◆ **What is asked**: Give back exactly the lines from the beginning of the listing below to the line holding "import seaborn as sns", both ends included; the pictures stay out.

◆ **Data excerpt**:
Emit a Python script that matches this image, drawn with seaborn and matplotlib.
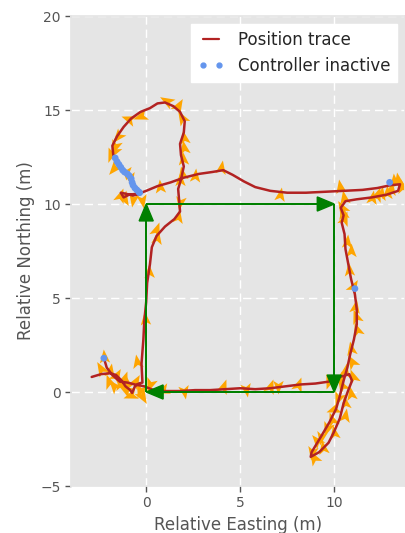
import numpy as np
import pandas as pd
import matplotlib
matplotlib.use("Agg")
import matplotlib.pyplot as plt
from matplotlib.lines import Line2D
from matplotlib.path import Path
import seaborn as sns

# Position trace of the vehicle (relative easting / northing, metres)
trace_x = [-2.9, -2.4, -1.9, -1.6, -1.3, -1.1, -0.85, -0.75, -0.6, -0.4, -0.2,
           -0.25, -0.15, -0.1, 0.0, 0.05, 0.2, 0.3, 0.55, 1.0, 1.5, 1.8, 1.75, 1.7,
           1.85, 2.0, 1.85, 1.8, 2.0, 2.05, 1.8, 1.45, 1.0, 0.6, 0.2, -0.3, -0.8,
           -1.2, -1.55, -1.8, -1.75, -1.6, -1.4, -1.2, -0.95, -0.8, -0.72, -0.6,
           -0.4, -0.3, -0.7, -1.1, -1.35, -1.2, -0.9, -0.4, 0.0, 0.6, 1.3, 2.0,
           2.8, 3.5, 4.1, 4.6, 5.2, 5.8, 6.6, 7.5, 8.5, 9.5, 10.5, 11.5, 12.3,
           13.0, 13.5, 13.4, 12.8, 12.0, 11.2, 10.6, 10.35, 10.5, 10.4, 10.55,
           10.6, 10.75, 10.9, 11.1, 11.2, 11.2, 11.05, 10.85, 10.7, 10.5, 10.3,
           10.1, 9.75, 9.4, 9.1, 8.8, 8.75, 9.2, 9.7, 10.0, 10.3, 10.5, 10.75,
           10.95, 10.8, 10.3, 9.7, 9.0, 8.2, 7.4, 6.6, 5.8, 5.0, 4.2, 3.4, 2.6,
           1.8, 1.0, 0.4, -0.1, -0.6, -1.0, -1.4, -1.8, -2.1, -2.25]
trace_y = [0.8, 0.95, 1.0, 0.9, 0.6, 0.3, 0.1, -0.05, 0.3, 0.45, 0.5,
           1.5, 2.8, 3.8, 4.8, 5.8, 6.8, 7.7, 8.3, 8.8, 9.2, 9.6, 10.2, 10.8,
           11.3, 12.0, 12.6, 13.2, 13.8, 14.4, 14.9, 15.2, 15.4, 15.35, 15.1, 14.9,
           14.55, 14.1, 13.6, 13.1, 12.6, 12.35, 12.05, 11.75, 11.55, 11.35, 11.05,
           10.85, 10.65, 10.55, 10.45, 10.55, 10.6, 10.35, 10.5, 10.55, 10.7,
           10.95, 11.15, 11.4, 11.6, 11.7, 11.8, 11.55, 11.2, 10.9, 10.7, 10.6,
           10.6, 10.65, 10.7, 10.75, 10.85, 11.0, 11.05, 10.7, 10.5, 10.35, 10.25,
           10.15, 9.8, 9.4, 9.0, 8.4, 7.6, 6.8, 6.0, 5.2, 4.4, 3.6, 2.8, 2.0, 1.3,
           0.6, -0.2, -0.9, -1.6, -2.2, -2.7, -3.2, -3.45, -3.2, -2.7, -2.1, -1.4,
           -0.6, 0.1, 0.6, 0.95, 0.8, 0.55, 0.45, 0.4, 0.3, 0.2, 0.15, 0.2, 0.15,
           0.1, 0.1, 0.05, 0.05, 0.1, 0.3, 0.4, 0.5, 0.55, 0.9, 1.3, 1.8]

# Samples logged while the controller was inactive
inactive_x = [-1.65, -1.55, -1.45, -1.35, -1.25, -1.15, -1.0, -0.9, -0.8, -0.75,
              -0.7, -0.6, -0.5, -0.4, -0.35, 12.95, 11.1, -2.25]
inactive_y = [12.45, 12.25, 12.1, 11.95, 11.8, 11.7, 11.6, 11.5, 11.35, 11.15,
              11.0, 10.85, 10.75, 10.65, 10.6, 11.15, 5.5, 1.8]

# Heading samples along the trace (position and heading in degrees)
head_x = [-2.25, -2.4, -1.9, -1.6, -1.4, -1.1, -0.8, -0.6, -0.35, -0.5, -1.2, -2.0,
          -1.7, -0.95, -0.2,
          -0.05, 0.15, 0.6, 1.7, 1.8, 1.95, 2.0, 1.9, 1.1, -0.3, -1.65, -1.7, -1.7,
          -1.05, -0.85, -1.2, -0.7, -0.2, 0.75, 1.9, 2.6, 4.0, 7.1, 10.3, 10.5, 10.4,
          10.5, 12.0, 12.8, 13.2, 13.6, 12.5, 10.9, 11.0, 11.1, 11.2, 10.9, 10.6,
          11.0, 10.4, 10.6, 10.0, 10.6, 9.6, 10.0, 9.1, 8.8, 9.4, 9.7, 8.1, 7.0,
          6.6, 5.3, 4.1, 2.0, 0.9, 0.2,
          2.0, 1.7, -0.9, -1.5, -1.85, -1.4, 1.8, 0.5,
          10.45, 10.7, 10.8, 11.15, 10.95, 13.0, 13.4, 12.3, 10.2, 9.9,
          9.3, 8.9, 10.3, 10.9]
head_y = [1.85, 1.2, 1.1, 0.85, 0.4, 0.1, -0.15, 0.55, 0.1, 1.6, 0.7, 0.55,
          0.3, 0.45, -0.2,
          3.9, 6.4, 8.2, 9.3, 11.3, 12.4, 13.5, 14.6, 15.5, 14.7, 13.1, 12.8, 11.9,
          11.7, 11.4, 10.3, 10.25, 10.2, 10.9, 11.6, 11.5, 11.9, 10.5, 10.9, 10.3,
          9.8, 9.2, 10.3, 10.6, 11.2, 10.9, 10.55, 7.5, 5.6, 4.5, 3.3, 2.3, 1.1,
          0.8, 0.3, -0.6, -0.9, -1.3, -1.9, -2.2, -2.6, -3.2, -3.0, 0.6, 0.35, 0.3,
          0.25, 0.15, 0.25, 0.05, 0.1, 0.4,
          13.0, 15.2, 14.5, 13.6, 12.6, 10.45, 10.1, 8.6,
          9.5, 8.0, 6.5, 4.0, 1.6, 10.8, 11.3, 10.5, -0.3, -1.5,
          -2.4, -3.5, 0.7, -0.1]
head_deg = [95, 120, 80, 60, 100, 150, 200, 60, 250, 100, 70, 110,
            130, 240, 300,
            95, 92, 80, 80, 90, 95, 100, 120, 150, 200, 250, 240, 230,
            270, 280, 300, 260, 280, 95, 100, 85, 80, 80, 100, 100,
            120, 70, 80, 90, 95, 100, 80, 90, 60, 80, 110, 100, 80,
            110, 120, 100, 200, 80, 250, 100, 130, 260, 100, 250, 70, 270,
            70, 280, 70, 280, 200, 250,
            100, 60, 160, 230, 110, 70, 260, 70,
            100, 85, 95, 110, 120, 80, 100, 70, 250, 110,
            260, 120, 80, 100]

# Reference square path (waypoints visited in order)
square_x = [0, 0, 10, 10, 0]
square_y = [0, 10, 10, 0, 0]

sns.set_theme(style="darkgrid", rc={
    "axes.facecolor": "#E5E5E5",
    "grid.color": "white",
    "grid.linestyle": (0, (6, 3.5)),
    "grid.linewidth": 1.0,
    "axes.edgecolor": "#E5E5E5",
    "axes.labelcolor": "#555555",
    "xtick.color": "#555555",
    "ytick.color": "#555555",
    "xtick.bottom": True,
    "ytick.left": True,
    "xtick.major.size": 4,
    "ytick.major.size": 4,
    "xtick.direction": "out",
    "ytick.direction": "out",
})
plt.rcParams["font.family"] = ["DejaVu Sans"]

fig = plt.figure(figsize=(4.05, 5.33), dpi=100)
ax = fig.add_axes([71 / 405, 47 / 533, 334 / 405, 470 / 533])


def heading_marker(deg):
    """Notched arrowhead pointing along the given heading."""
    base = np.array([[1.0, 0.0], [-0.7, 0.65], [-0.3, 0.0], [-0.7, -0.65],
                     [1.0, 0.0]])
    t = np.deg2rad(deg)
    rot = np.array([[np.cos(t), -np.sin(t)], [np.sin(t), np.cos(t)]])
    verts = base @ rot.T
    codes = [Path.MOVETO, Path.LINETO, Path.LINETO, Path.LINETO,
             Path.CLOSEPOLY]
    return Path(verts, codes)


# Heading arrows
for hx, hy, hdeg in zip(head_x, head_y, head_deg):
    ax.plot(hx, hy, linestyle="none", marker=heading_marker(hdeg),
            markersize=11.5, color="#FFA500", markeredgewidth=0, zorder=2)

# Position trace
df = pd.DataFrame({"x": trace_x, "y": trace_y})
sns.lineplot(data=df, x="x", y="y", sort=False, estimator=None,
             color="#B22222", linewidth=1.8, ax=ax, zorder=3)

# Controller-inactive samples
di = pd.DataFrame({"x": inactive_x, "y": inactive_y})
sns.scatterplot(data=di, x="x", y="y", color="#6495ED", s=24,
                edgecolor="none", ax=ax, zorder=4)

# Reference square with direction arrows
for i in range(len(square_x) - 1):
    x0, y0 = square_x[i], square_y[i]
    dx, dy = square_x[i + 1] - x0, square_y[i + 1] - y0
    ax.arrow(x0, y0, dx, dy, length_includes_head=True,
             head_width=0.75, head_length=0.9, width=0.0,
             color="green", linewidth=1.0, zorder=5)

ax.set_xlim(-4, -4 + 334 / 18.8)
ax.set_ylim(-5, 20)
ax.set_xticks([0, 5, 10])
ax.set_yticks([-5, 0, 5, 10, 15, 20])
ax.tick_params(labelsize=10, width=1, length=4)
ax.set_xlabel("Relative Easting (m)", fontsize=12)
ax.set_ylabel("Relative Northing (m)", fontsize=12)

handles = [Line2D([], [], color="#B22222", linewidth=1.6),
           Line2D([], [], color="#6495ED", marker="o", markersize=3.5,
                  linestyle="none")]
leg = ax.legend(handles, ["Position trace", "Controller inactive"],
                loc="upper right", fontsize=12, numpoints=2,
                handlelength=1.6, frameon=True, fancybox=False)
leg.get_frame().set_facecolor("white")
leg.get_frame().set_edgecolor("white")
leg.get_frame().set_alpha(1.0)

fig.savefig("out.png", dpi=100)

◆ **Final result**:
Emit a Python script that matches this image, drawn with seaborn and matplotlib.
import numpy as np
import pandas as pd
import matplotlib
matplotlib.use("Agg")
import matplotlib.pyplot as plt
from matplotlib.lines import Line2D
from matplotlib.path import Path
import seaborn as sns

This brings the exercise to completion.